----- Source material -----

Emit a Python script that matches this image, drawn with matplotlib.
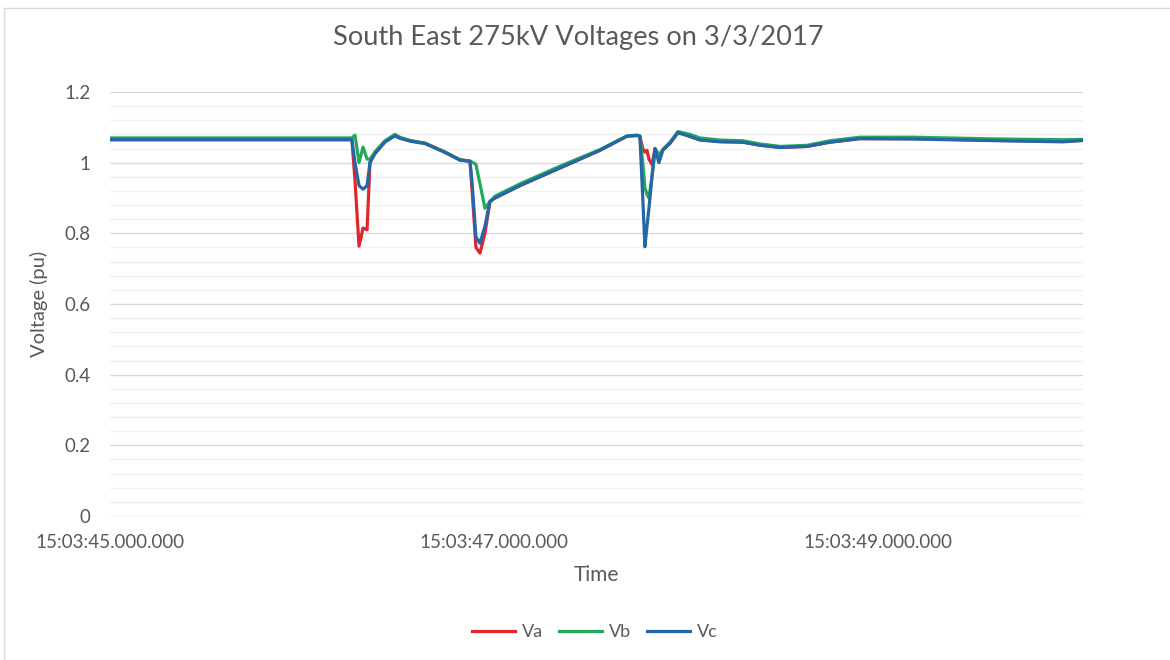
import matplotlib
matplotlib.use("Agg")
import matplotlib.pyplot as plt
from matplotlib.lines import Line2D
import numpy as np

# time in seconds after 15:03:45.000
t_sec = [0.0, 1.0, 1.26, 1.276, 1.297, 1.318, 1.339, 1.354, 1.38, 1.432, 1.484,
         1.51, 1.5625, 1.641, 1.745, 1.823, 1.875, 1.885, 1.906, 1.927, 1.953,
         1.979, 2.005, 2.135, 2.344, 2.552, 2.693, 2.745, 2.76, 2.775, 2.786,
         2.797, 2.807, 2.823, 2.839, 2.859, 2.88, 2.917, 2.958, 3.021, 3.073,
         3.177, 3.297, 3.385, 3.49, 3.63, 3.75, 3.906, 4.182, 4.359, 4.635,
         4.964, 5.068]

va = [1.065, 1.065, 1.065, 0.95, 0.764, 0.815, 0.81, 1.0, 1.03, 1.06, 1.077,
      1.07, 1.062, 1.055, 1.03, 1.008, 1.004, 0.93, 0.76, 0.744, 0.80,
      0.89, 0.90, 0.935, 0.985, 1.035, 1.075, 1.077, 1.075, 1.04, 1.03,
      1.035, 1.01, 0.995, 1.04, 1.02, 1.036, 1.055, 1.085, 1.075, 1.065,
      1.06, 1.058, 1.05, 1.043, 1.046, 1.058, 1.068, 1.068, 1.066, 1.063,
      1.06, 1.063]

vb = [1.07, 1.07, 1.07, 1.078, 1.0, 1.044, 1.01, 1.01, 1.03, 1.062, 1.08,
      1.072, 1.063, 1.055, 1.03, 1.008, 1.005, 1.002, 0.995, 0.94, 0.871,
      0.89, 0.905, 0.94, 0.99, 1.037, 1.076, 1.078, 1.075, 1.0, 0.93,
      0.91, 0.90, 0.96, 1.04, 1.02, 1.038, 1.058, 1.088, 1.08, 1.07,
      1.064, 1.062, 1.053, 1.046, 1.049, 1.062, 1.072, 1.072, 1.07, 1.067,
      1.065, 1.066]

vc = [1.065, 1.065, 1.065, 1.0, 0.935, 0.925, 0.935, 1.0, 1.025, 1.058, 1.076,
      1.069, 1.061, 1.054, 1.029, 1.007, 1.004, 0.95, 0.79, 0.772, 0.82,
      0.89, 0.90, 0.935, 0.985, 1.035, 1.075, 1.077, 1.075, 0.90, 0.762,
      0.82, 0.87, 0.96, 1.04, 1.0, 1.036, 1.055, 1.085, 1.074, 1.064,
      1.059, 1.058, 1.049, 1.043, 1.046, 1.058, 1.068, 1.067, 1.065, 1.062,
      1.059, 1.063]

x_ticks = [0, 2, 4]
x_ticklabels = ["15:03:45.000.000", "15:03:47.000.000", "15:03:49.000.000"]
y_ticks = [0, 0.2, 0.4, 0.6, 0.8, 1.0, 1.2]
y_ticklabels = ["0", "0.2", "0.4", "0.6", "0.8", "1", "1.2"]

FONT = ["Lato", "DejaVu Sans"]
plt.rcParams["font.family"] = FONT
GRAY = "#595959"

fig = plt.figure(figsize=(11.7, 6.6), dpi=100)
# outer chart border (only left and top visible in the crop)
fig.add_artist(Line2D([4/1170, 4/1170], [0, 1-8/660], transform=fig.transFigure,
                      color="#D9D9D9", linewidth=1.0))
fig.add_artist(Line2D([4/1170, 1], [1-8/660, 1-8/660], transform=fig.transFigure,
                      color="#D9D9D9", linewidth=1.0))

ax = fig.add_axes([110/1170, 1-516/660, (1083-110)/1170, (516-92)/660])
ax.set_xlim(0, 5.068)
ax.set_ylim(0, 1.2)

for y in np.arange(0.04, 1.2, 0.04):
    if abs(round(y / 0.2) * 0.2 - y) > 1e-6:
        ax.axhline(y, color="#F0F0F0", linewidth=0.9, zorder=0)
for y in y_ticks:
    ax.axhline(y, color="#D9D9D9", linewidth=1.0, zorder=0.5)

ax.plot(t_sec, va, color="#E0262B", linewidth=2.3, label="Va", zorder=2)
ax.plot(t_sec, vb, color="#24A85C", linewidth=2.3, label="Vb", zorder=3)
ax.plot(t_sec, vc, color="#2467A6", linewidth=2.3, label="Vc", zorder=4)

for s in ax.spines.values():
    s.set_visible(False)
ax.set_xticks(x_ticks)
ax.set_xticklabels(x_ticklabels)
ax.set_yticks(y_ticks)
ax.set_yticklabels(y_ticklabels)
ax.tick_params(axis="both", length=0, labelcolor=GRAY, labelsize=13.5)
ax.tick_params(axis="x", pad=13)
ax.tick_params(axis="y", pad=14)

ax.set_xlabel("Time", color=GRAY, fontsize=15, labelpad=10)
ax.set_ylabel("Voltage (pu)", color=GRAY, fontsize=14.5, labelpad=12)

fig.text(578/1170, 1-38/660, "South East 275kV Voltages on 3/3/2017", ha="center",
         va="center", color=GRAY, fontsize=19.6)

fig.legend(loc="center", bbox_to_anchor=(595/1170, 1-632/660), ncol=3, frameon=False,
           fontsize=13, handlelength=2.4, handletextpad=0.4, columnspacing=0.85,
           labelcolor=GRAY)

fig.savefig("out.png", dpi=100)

-----

> [Instruction]: From the first line above down to the line with "import numpy as np", reproduce every line and no others, omitting pictures.

> [Output]:
Emit a Python script that matches this image, drawn with matplotlib.
import matplotlib
matplotlib.use("Agg")
import matplotlib.pyplot as plt
from matplotlib.lines import Line2D
import numpy as np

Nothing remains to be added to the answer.